→ Data shown
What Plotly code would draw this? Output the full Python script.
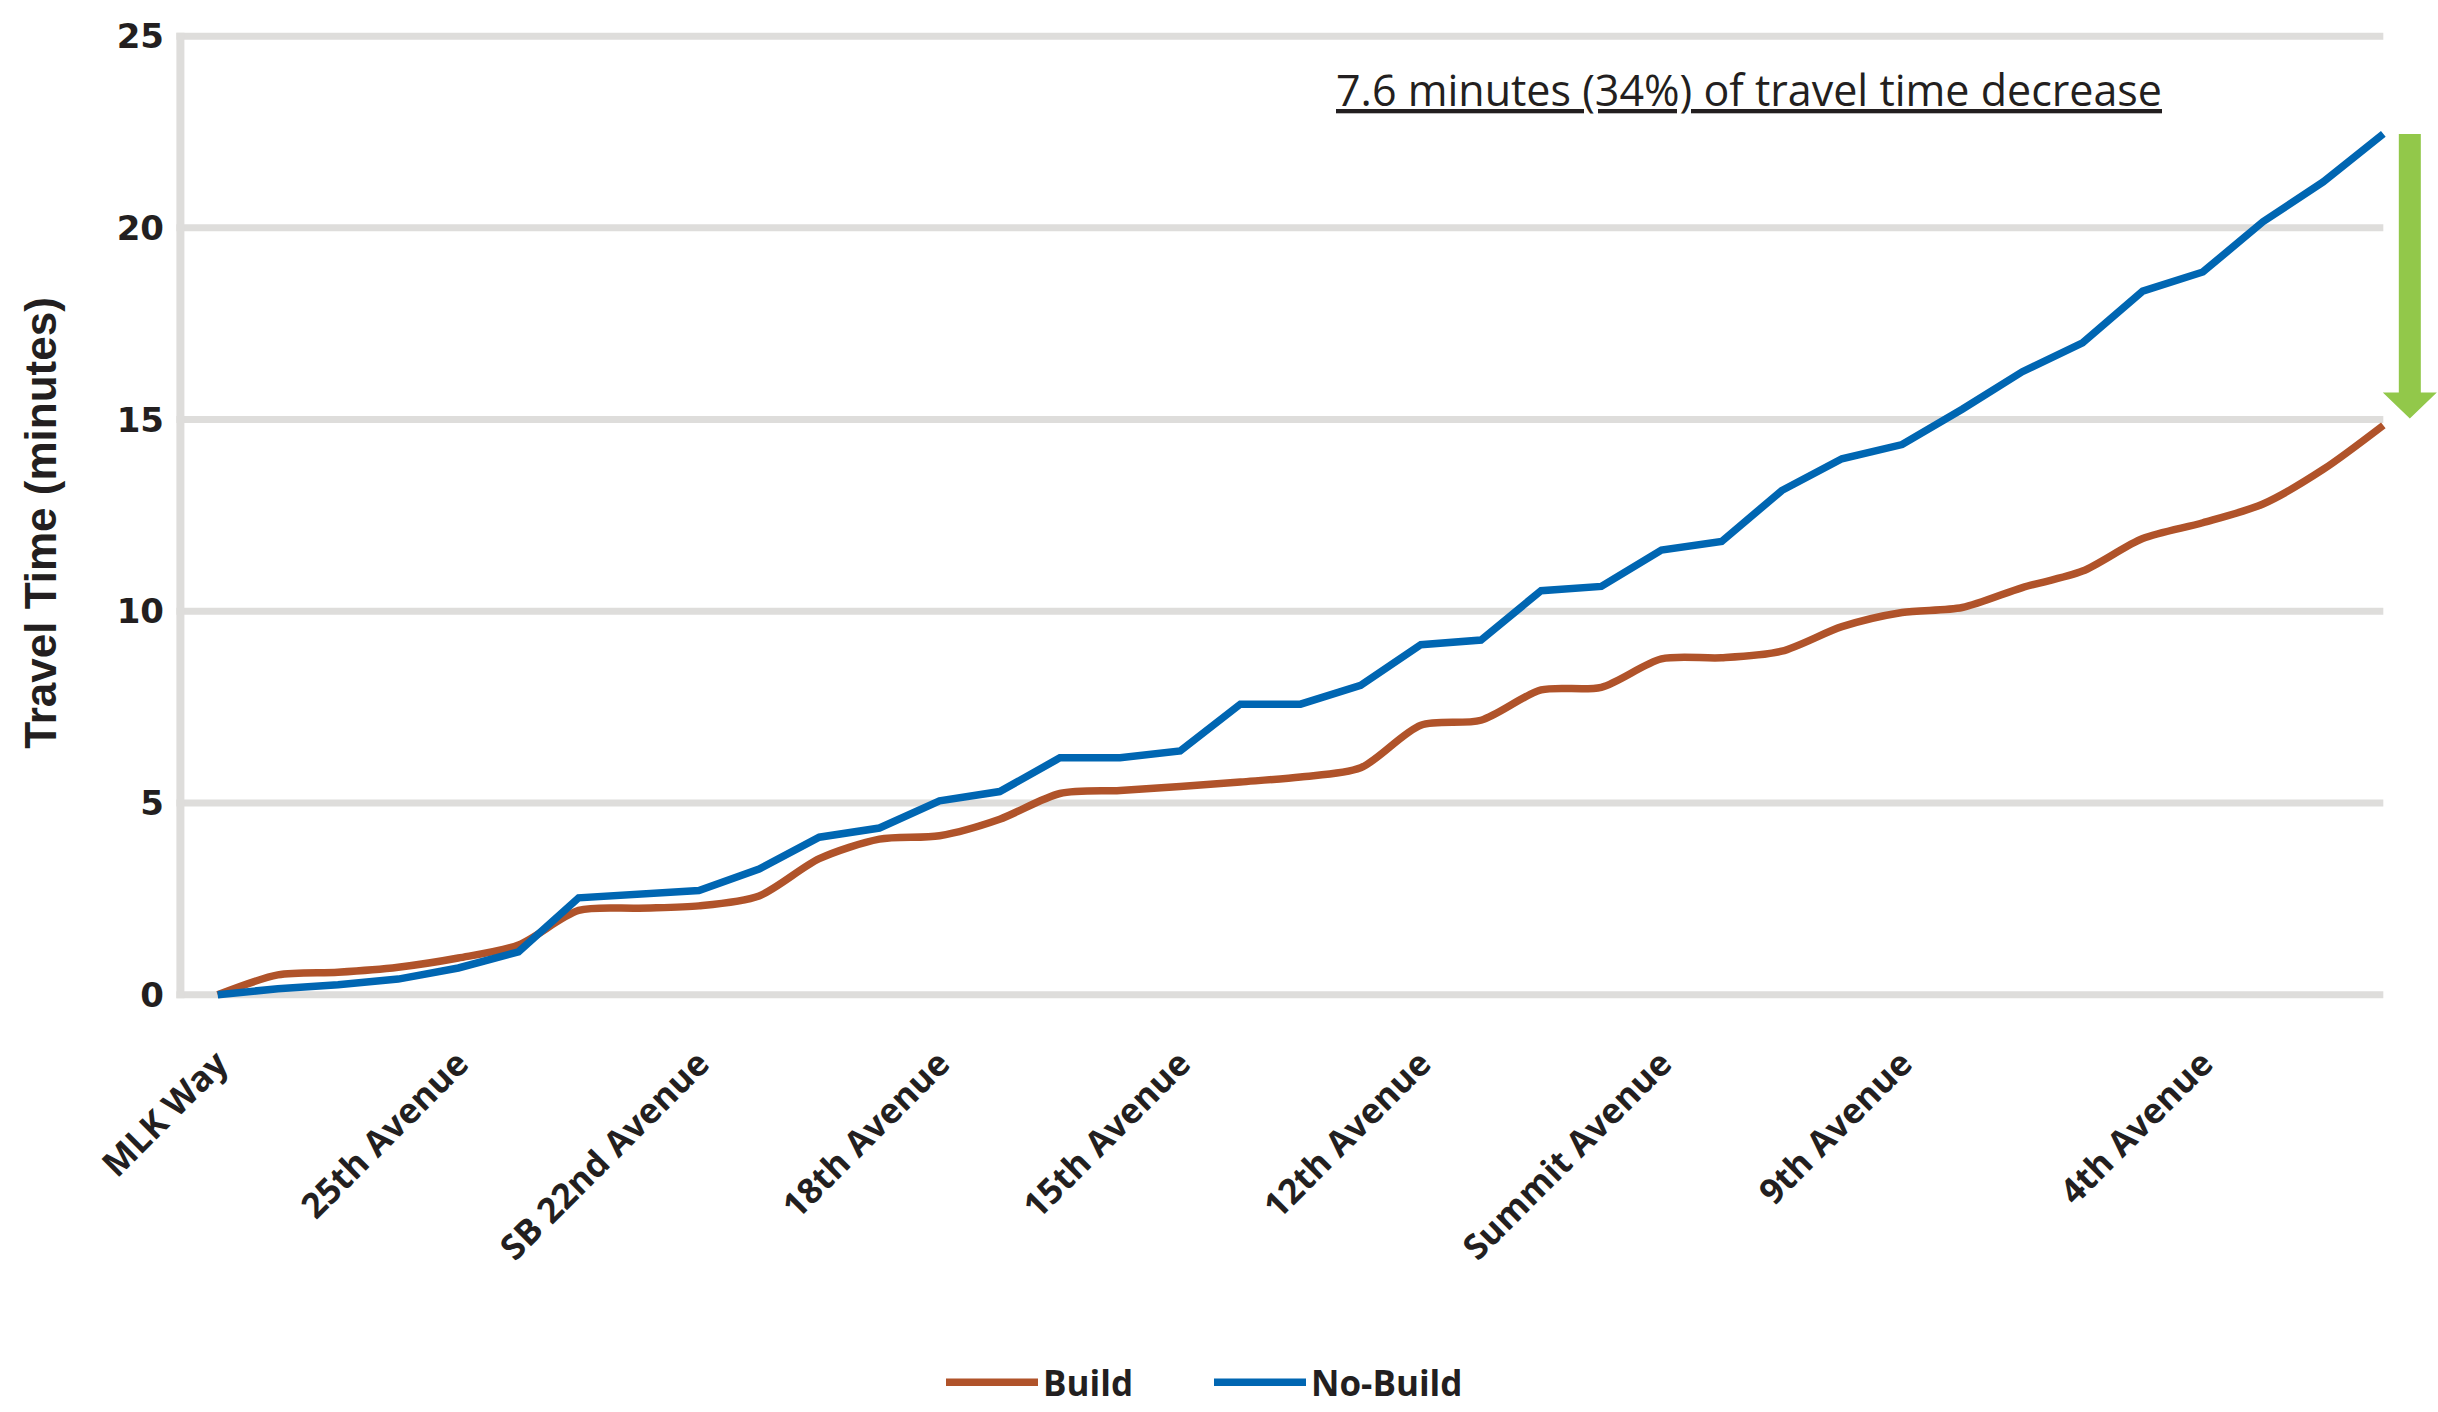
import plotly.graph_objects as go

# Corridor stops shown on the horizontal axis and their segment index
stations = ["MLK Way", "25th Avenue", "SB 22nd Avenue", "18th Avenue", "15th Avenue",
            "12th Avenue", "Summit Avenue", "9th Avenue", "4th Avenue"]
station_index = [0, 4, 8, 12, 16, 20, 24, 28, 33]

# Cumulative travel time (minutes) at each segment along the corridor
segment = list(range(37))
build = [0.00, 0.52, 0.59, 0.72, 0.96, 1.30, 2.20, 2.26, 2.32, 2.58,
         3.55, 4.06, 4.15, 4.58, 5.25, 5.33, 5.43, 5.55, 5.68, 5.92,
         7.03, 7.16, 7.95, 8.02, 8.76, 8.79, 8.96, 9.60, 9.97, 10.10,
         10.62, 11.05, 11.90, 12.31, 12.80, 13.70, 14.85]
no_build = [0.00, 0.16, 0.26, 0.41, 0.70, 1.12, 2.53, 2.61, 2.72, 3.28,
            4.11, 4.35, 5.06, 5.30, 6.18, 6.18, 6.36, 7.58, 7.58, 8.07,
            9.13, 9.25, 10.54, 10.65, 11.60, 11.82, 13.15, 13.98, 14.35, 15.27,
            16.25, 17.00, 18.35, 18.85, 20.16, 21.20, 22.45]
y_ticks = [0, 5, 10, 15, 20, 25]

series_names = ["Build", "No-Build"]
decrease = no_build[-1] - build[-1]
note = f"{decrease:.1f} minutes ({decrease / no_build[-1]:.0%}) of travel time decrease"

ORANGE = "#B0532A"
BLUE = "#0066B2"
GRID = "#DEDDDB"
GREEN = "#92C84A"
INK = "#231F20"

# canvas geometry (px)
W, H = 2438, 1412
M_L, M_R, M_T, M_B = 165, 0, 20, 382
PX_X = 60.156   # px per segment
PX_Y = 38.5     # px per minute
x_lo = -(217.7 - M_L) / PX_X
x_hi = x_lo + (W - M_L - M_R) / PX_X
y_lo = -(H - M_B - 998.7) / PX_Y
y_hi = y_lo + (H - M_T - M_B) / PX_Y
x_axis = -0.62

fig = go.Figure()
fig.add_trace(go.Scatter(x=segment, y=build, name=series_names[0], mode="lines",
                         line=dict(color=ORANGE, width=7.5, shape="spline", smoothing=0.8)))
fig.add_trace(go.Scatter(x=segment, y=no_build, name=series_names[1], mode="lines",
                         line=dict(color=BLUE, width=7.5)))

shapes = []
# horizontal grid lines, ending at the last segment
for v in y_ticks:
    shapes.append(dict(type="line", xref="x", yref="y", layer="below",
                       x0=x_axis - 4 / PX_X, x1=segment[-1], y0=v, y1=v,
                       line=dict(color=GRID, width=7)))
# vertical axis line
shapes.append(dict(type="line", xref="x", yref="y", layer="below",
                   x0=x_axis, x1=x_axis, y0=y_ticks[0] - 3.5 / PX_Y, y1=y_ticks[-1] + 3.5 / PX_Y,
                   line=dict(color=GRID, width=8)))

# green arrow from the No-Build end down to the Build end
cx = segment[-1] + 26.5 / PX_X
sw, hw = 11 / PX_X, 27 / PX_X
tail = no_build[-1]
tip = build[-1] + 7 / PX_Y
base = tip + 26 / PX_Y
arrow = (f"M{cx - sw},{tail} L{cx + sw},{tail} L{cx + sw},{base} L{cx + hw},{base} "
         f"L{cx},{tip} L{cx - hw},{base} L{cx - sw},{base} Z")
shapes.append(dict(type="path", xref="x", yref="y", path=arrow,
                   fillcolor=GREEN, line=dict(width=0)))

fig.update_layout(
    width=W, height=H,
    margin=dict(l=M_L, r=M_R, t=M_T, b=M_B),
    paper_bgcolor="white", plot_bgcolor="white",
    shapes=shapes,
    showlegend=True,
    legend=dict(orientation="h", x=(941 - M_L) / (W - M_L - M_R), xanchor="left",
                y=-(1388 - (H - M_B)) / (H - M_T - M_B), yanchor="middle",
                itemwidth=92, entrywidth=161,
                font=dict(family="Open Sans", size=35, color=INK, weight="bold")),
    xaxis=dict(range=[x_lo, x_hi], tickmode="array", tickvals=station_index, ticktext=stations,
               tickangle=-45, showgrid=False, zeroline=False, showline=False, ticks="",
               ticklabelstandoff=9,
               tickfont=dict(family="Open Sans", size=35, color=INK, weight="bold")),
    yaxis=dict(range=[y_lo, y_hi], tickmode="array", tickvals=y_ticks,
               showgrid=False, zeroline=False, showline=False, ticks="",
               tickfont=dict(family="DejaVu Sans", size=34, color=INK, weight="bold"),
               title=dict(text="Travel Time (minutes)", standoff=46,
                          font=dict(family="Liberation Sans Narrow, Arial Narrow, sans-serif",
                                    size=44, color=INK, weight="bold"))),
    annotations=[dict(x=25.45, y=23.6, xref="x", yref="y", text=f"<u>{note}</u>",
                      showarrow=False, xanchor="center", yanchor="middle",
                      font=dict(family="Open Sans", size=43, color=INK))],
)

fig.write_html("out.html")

→ Task instructions
Transcribe exactly, with no pictures, the lines running from the first line of the material through the line holding "station_index = [0, 4, 8, 12, 16, 20, 24, 28, 33]".

→ Response
What Plotly code would draw this? Output the full Python script.
import plotly.graph_objects as go

# Corridor stops shown on the horizontal axis and their segment index
stations = ["MLK Way", "25th Avenue", "SB 22nd Avenue", "18th Avenue", "15th Avenue",
            "12th Avenue", "Summit Avenue", "9th Avenue", "4th Avenue"]
station_index = [0, 4, 8, 12, 16, 20, 24, 28, 33]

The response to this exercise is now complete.